£30.00
Author: Sudhir Hazareesingh
About the Book:
From the Wolfson History Prize-winning author of Black Spartacus, a revelatory history of enslaved people's resistance to Atlantic slavery. The ending of the slave trade and abolition of slavery by European powers during the 19th century is generally told as the work of enlightened liberals fighting against entrenched slaving interests in Africa, the Caribbean, and European capitals. Sudhir Hazareesingh here turns this narrative on its head, showing how the enslaved resisted their oppressors from the earliest years of the Atlantic slave trade in the 16th century until the abolition of slavery in the United States in 1865, and how this opposition was the driving force for change.
About the Author:
Sudhir Hazareesingh was born in Mauritius. He is a Fellow of the British Academy and a Fellow and Tutor in Politics at Balliol College, Oxford.

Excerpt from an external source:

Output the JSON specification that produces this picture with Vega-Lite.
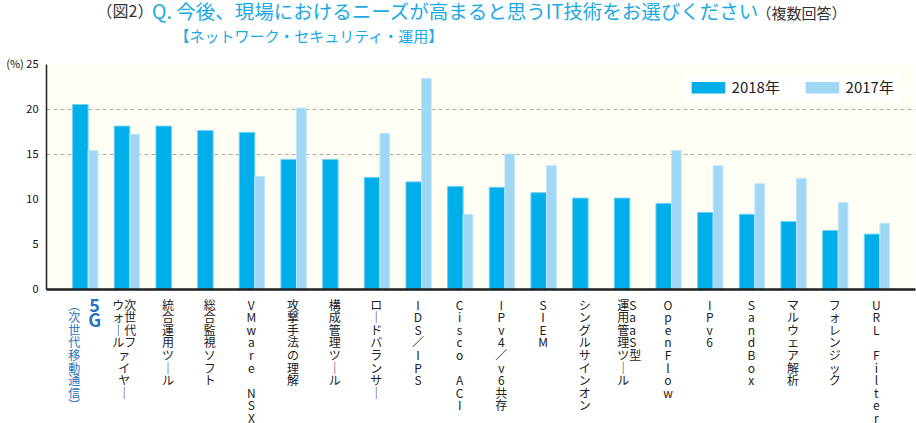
{
  "$schema": "https://vega.github.io/schema/vega-lite/v6.json",
  "width": 869,
  "height": 225,
  "autosize": {"type": "none"},
  "padding": {"left": 46, "top": 64, "right": 1, "bottom": 134},
  "background": "white",
  "view": {"fill": "#FFFEF4", "stroke": null},
  "title": {
    "text": "Q. 今後、現場におけるニーズが高まると思うIT技術をお選びください",
    "subtitle": "\u200b\u3000\u3000【ネットワーク・セキュリティ・運用】",
    "anchor": "start",
    "frame": "group",
    "dx": 106,
    "dy": 43,
    "offset": 0,
    "font": "Noto Sans CJK JP",
    "fontSize": 19.5,
    "fontWeight": "normal",
    "color": "#1AA9E3",
    "subtitleFont": "Noto Sans CJK JP",
    "subtitleFontSize": 15,
    "subtitleColor": "#1AA9E3",
    "subtitlePadding": 7
  },
  "data": {
    "values": [
      {"item": "5G（次世代移動通信）", "year": "2018年", "value": 20.5},
      {"item": "5G（次世代移動通信）", "year": "2017年", "value": 15.4},
      {"item": "次世代ファイヤーウォール", "year": "2018年", "value": 18.1},
      {"item": "次世代ファイヤーウォール", "year": "2017年", "value": 17.2},
      {"item": "統合運用ツール", "year": "2018年", "value": 18.1},
      {"item": "総合監視ソフト", "year": "2018年", "value": 17.6},
      {"item": "VMware NSX", "year": "2018年", "value": 17.4},
      {"item": "VMware NSX", "year": "2017年", "value": 12.5},
      {"item": "攻撃手法の理解", "year": "2018年", "value": 14.4},
      {"item": "攻撃手法の理解", "year": "2017年", "value": 20.1},
      {"item": "構成管理ツール", "year": "2018年", "value": 14.4},
      {"item": "ロードバランサー", "year": "2018年", "value": 12.4},
      {"item": "ロードバランサー", "year": "2017年", "value": 17.3},
      {"item": "IDS／IPS", "year": "2018年", "value": 11.9},
      {"item": "IDS／IPS", "year": "2017年", "value": 23.4},
      {"item": "Cisco ACI", "year": "2018年", "value": 11.4},
      {"item": "Cisco ACI", "year": "2017年", "value": 8.3},
      {"item": "IPv4／v6共存", "year": "2018年", "value": 11.3},
      {"item": "IPv4／v6共存", "year": "2017年", "value": 15.0},
      {"item": "SIEM", "year": "2018年", "value": 10.7},
      {"item": "SIEM", "year": "2017年", "value": 13.7},
      {"item": "シングルサインオン", "year": "2018年", "value": 10.1},
      {"item": "SaaS型運用管理ツール", "year": "2018年", "value": 10.1},
      {"item": "OpenFlow", "year": "2018年", "value": 9.5},
      {"item": "OpenFlow", "year": "2017年", "value": 15.4},
      {"item": "IPv6", "year": "2018年", "value": 8.5},
      {"item": "IPv6", "year": "2017年", "value": 13.7},
      {"item": "SandBox", "year": "2018年", "value": 8.3},
      {"item": "SandBox", "year": "2017年", "value": 11.7},
      {"item": "マルウェア解析", "year": "2018年", "value": 7.5},
      {"item": "マルウェア解析", "year": "2017年", "value": 12.3},
      {"item": "フォレンジック", "year": "2018年", "value": 6.5},
      {"item": "フォレンジック", "year": "2017年", "value": 9.6},
      {"item": "URL Filter", "year": "2018年", "value": 6.1},
      {"item": "URL Filter", "year": "2017年", "value": 7.3}
    ]
  },
  "encoding": {
    "x": {
      "field": "item",
      "type": "nominal",
      "sort": null,
      "scale": {
        "domain": ["5G（次世代移動通信）", "次世代ファイヤーウォール", "統合運用ツール", "総合監視ソフト", "VMware NSX", "攻撃手法の理解", "構成管理ツール", "ロードバランサー", "IDS／IPS", "Cisco ACI", "IPv4／v6共存", "SIEM", "シングルサインオン", "SaaS型運用管理ツール", "OpenFlow", "IPv6", "SandBox", "マルウェア解析", "フォレンジック", "URL Filter"],
        "paddingInner": 0,
        "paddingOuter": 0.4275
      },
      "axis": {
        "zindex": 1,
        "domain": true,
        "domainColor": "#1E1E1E",
        "domainWidth": 2.5,
        "ticks": false,
        "labelAngle": 0,
        "labelOverlap": false,
        "labelFont": "Noto Sans CJK JP",
        "labelFontSize": 12,
        "labelLineHeight": 12.6,
        "labelBaseline": "top",
        "labelPadding": 11,
        "labelColor": {"expr": "datum.value == '5G（次世代移動通信）' ? '#2A72BE' : '#222222'"},
        "labelOffset": {"expr": "datum.value == '5G（次世代移動通信）' ? -10.5 : datum.value == 'SaaS型運用管理ツール' ? -9 : datum.value == '次世代ファイヤーウォール' ? -2 : 0"},
        "labelAlign": {"expr": "datum.value == 'SaaS型運用管理ツール' ? 'left' : 'center'"},
        "labelExpr": "datum.value == '5G（次世代移動通信）' ? ['︵','次','世','代','移','動','通','信','︶'] : datum.value == '次世代ファイヤーウォール' ? ['ウ次','ォ世','｜代','ルフ','　ァ','　イ','　ヤ','　｜'] : datum.value == 'SaaS型運用管理ツール' ? ['運S','用a','管a','理S','ツ型','｜','ル'] : split(replace(replace(datum.value, regexp('ー','g'), '｜'), regexp(' ','g'), '\u200b'), '')",
        "title": "（複数回答）",
        "titleFont": "Noto Sans CJK JP",
        "titleFontSize": 15,
        "titleFontWeight": "normal",
        "titleColor": "#333333",
        "titleAlign": "left",
        "titleBaseline": "middle",
        "titleAngle": 0,
        "titleX": 710,
        "titleY": -276
      }
    }
  },
  "layer": [
    {
      "transform": [{"filter": "datum.year == '2018年'"}],
      "mark": {"type": "bar", "width": 15.5, "xOffset": -4.3, "stroke": "#6FD0F2", "strokeWidth": 1},
      "encoding": {
        "y": {
          "field": "value",
          "type": "quantitative",
          "scale": {"domain": [0, 25], "nice": false},
          "axis": {
            "values": [0, 5, 10, 15, 20, 25],
            "domain": true,
            "domainColor": "#1E1E1E",
            "domainWidth": 1.5,
            "ticks": false,
            "labelPadding": 8,
            "labelFont": "Noto Sans CJK JP",
            "labelFontSize": 11,
            "labelColor": "#111111",
            "labelOverlap": false,
            "labelExpr": "datum.value == 25 ? '(%)  25' : datum.label",
            "grid": true,
            "gridColor": "#AAAAAA",
            "gridDash": [4, 3],
            "gridWidth": 1,
            "gridOpacity": {"condition": {"test": "datum.value == 15 || datum.value == 20", "value": 1}, "value": 0},
            "title": "（図2）",
            "titleFont": "Noto Sans CJK JP",
            "titleFontSize": 16,
            "titleFontWeight": "normal",
            "titleColor": "#333333",
            "titleAngle": 0,
            "titleAlign": "left",
            "titleBaseline": "middle",
            "titleX": 50,
            "titleY": -53
          }
        },
        "color": {
          "field": "year",
          "type": "nominal",
          "scale": {"domain": ["2018年", "2017年"], "range": ["#00AEEA", "#9FD7F5"]},
          "legend": {
            "title": null,
            "orient": "none",
            "legendX": 639,
            "legendY": 11,
            "direction": "horizontal",
            "fillColor": "white",
            "padding": 5,
            "symbolType": "M-1,-1H4.74V1H-1Z",
            "symbolSize": 137,
            "symbolStrokeWidth": 0,
            "symbolOpacity": 1,
            "labelFont": "Noto Sans CJK JP",
            "labelFontSize": 15,
            "labelColor": "#222222",
            "labelOffset": 26.6,
            "columnPadding": 24
          }
        }
      }
    },
    {
      "transform": [{"filter": "datum.year == '2017年'"}],
      "mark": {"type": "bar", "width": 9.7, "xOffset": 8.4, "stroke": "#C2E6F9", "strokeWidth": 1},
      "encoding": {
        "y": {"field": "value", "type": "quantitative"},
        "color": {"field": "year", "type": "nominal"}
      }
    },
    {
      "data": {"values": [{"item": "5G（次世代移動通信）", "t": ["5", "G"]}]},
      "mark": {"type": "text", "font": "Noto Sans CJK JP", "fontSize": 18, "fontWeight": "bold", "color": "#2A72BE", "baseline": "top", "align": "center", "dx": 10, "dy": 9, "lineHeight": 15},
      "encoding": {
        "y": {"datum": 0, "type": "quantitative"},
        "text": {"field": "t", "type": "nominal"}
      }
    }
  ]
}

His books include The Legend of Napoleon (winner of the Prix du Mémorial d'Ajaccio and the Prix de la Fondation Napoléon), In the Shadow of the General (winner of the Prix d'Histoire du Sénat), How the French Think (winner of the Grand Prix du Livre d'Idées), and Black Spartacus (winner of the Wolfson History Prize and the American Library in Paris Award). In 2020, he became a Grand Commander of the Order of the Star and Key of the Indian Ocean (G.C.S.K.), the highest honour of the Republic of Mauritius.